At Japan’s Nissan Motor Corporation, every one point move in the yen-dollar exchange rate hits operating profit by 17 billion yen ($154.8 million). The company has assumed an average dollar/yen rate of 108 for the 2017 fiscal year, which ends this March.
“Our overall expectation for the 2017 fiscal year is that FX will negatively impact our operating profit by 60 billion yen, across all currencies, not just dollar,” said Nick Maxfield of Nissan’s communications department.
South Korea’s SK Hynix, the world’s second-biggest memory chip maker, said a 10 percent drop in the dollar versus the Korean won could cause the firm to take a hit of about 300 billion won ($280.6 million) through its dollar-denominated foreign assets.
An official from the silicon industry branch of the China Nonferrous Metals Industry Association, which is responsible for over 200 silicon firms, said long-term overseas orders that Chinese traders had signed last year had become less lucrative because of the weakening dollar and due to rising costs from tighter domestic environmental protection policies.
“This has put pressure on traders and is causing profit margins to gradually shrink,” he said, noting China accounts for more than 70 percent of global silicon volumes.
“People won’t be making money...and so, to survive, they may take the risk of evading taxes.”
In Thailand, the regional production and export hub for the world’s top carmakers, a strong baht has added to the burden from a drop in Middle Eastern vehicle demand.
“The strong baht impacts our profits so we have had to undertake cost management measures, such as negotiating with buyers,” said Chatchai Taveesakulvadchara, executive vice president at Toyota Motor Thailand, which commands a third of the domestic market.
But a weaker dollar environment is not all bad news with local currency strength due in large part to robust demand for Asian-made goods and a broad-based global economic recovery.
Strong domestic consumption also remains a significant help for manufacturers.
Toyota, for example, expects its Thai sales to rise nearly 25 percent this year.
Under such conditions, policymakers remain sanguine about firmer Asian currencies.
South Korea and Thailand have both said they will leave currency rates to market forces, and intervene only to contain volatility.
Earlier this month, China’s central bank tweaked its exchange rate settings to allow the yuan to align more closely with the currencies of its trading partners. The yuan rose about 6.5 percent against the dollar in 2017.
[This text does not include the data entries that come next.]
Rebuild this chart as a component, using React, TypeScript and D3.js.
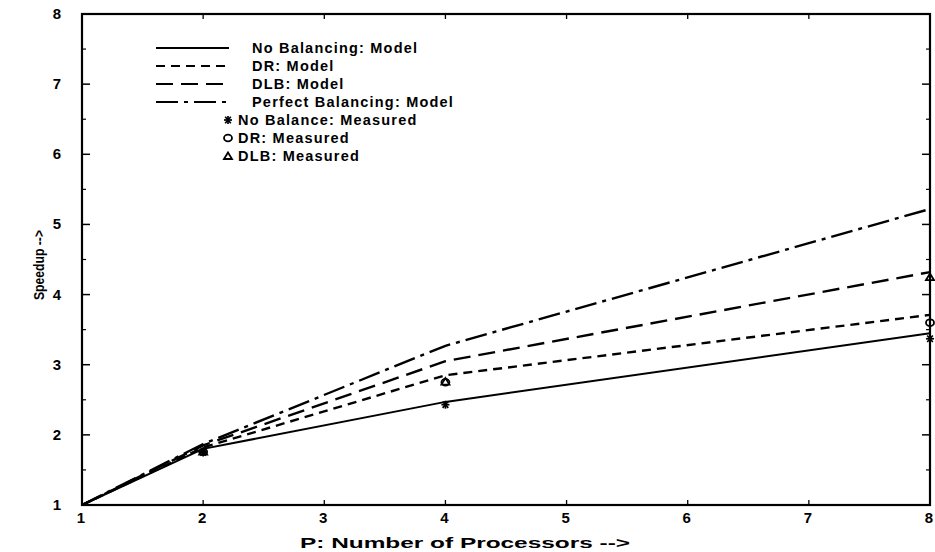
import React from "react";
import * as d3 from "d3";

const procs = [1, 2, 4, 8];
const noBalModel = [1, 1.8, 2.47, 3.45];
const drModel = [1, 1.82, 2.85, 3.71];
const dlbModel = [1, 1.85, 3.05, 4.32];
const perfectModel = [1, 1.87, 3.27, 5.22];
const noBalMeasured = [1, 1.75, 2.43, 3.37];
const drMeasured = [1, 1.76, 2.75, 3.6];
const dlbMeasured = [1, 1.76, 2.76, 4.25];
const xTicks = [1, 2, 3, 4, 5, 6, 7, 8];
const yTicks = [1, 2, 3, 4, 5, 6, 7, 8];
const lineLegend = ["No Balancing: Model", "DR:  Model", "DLB:  Model", "Perfect Balancing: Model"];
const markLegend = ["No Balance: Measured", "DR:  Measured", "DLB:  Measured"];

const W = 935, H = 552;
const L = 82, R = 930, T = 14, B = 505;
const FONT = "'Liberation Sans', Arial, sans-serif";

const dashes = [undefined, "9,6", "17,8", "22,6,4,6"];

function Marker({ kind, x, y }: { kind: string; x: number; y: number }) {
  if (kind === "star") {
    const r = 4;
    return (
      <g stroke="#000" strokeWidth={1.7}>
        <line x1={x - r} y1={y} x2={x + r} y2={y} />
        <line x1={x - r * 0.7} y1={y - r * 0.8} x2={x + r * 0.7} y2={y + r * 0.8} />
        <line x1={x - r * 0.7} y1={y + r * 0.8} x2={x + r * 0.7} y2={y - r * 0.8} />
        <line x1={x} y1={y - r} x2={x} y2={y + r} />
      </g>
    );
  }
  if (kind === "circle") {
    return <ellipse cx={x} cy={y} rx={4} ry={3.3} fill="none" stroke="#000" strokeWidth={1.8} />;
  }
  return (
    <path
      d={`M${x - 4},${y + 3}L${x},${y - 3.5}L${x + 4},${y + 3}Z`}
      fill="none"
      stroke="#000"
      strokeWidth={1.8}
    />
  );
}

export default function App() {
  const x = d3.scaleLinear().domain([1, 8]).range([L, R]);
  const y = d3.scaleLinear().domain([1, 8]).range([B, T]);
  const line = d3
    .line<number>()
    .x((_, i) => x(procs[i]))
    .y((d) => y(d));

  const models = [noBalModel, drModel, dlbModel, perfectModel];
  const measured: [number[], string][] = [
    [noBalMeasured, "star"],
    [drMeasured, "circle"],
    [dlbMeasured, "tri"],
  ];
  const yMinor = d3.range(1.5, 8, 1);

  return (
    <svg width={W} height={H} style={{ position: "absolute", left: 0, top: 0, background: "#fff" }}>
      <rect x={0} y={0} width={W} height={H} fill="#fff" />
      {/* frame */}
      <rect x={L} y={T} width={R - L} height={B - T} fill="none" stroke="#000" strokeWidth={2.2} />
      {/* left ticks */}
      {yTicks.map((t) => (
        <line key={"yl" + t} x1={L} x2={L + 8} y1={y(t)} y2={y(t)} stroke="#000" strokeWidth={1.5} />
      ))}
      {yMinor.map((t) => (
        <line key={"ym" + t} x1={L} x2={L + 4} y1={y(t)} y2={y(t)} stroke="#000" strokeWidth={1.2} />
      ))}
      {/* right ticks */}
      {yTicks.map((t) => (
        <line key={"yr" + t} x1={R} x2={R - 8} y1={y(t)} y2={y(t)} stroke="#000" strokeWidth={1.5} />
      ))}
      {yMinor.map((t) => (
        <line key={"yrm" + t} x1={R} x2={R - 4} y1={y(t)} y2={y(t)} stroke="#000" strokeWidth={1.2} />
      ))}
      {/* bottom/top ticks */}
      {xTicks.map((t) => (
        <g key={"xt" + t}>
          <line x1={x(t)} x2={x(t)} y1={B} y2={B - 5} stroke="#000" strokeWidth={1.3} />
          <line x1={x(t)} x2={x(t)} y1={T} y2={T + 5} stroke="#000" strokeWidth={1.3} />
        </g>
      ))}
      {/* tick labels */}
      {xTicks.map((t) => (
        <text
          key={"xl" + t}
          x={x(t) - 1}
          y={B + 18}
          textAnchor="middle"
          fontFamily={FONT}
          fontWeight="bold"
          fontSize={15}
        >
          {t}
        </text>
      ))}
      {yTicks.map((t) => (
        <text
          key={"yl2" + t}
          x={61}
          y={y(t) + 5}
          textAnchor="end"
          fontFamily={FONT}
          fontWeight="bold"
          fontSize={15}
        >
          {t}
        </text>
      ))}
      {/* axis titles */}
      <text
        x={300}
        y={548}
        fontFamily={FONT}
        fontWeight="bold"
        fontSize={15}
        textLength={330}
        lengthAdjust="spacingAndGlyphs"
      >
        P: Number of Processors --&gt;
      </text>
      <text
        transform={`translate(44,${265}) rotate(-90)`}
        textAnchor="middle"
        fontFamily={FONT}
        fontWeight="bold"
        fontSize={15}
        textLength={70}
        lengthAdjust="spacingAndGlyphs"
      >
        Speedup --&gt;
      </text>
      {/* model lines */}
      {models.map((m, i) => (
        <path
          key={"m" + i}
          d={line(m) || ""}
          fill="none"
          stroke="#000"
          strokeWidth={i === 0 ? 2 : 2.4}
          strokeDasharray={dashes[i]}
        />
      ))}
      {/* measured markers */}
      {measured.map(([vals, kind], j) =>
        vals.slice(1).map((v, i) => (
          <Marker key={"mk" + j + "-" + i} kind={kind} x={x(procs[i + 1])} y={y(v)} />
        ))
      )}
      {/* legend */}
      {lineLegend.map((lab, i) => {
        const ly = 48 + i * 18;
        return (
          <g key={"lg" + i}>
            <line x1={156} x2={229} y1={ly} y2={ly} stroke="#000" strokeWidth={2.2} strokeDasharray={dashes[i]} />
            <text x={252} y={ly + 5} fontFamily={FONT} fontWeight="bold" fontSize={14.5} letterSpacing={1.2}>
              {lab}
            </text>
          </g>
        );
      })}
      {markLegend.map((lab, i) => {
        const ly = 48 + (i + 4) * 18;
        return (
          <g key={"ml" + i}>
            <Marker kind={["star", "circle", "tri"][i]} x={228} y={ly} />
            <text x={238} y={ly + 5} fontFamily={FONT} fontWeight="bold" fontSize={14.5} letterSpacing={1.2}>
              {lab}
            </text>
          </g>
        );
      })}
    </svg>
  );
}
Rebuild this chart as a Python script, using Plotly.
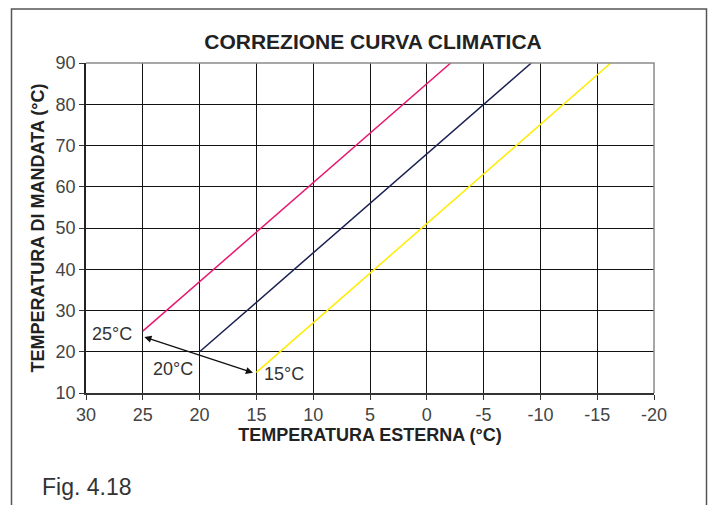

A weaker dollar also supports local purchasing power, a boon for both consumers and manufacturers.
For some businesses, the strength in local currencies helps offset higher costs of imported raw materials and their foreign debt payments.
Japan’s Nippon Paper, for instance, said the value of its raw material imports exceeds that of its exports so a weaker U.S. dollar would normally be positive for the company.
A one point rise in the yen against the dollar, therefore, would roughly equate to a 200 million yen earnings boost over a six-month period, a Nippon Paper spokeswoman said.
Both LG Display, an Apple supplier, and Korea’s Hyundai Motor say a weak dollar affects exports but also reduces the costs of servicing foreign debt.
“The strengthening won has a negative aspect on overseas sales but at the same time an effect in reducing the won-converted amount of foreign currency debt,” a Hyundai Motor spokeswoman said in an email reply to Reuters.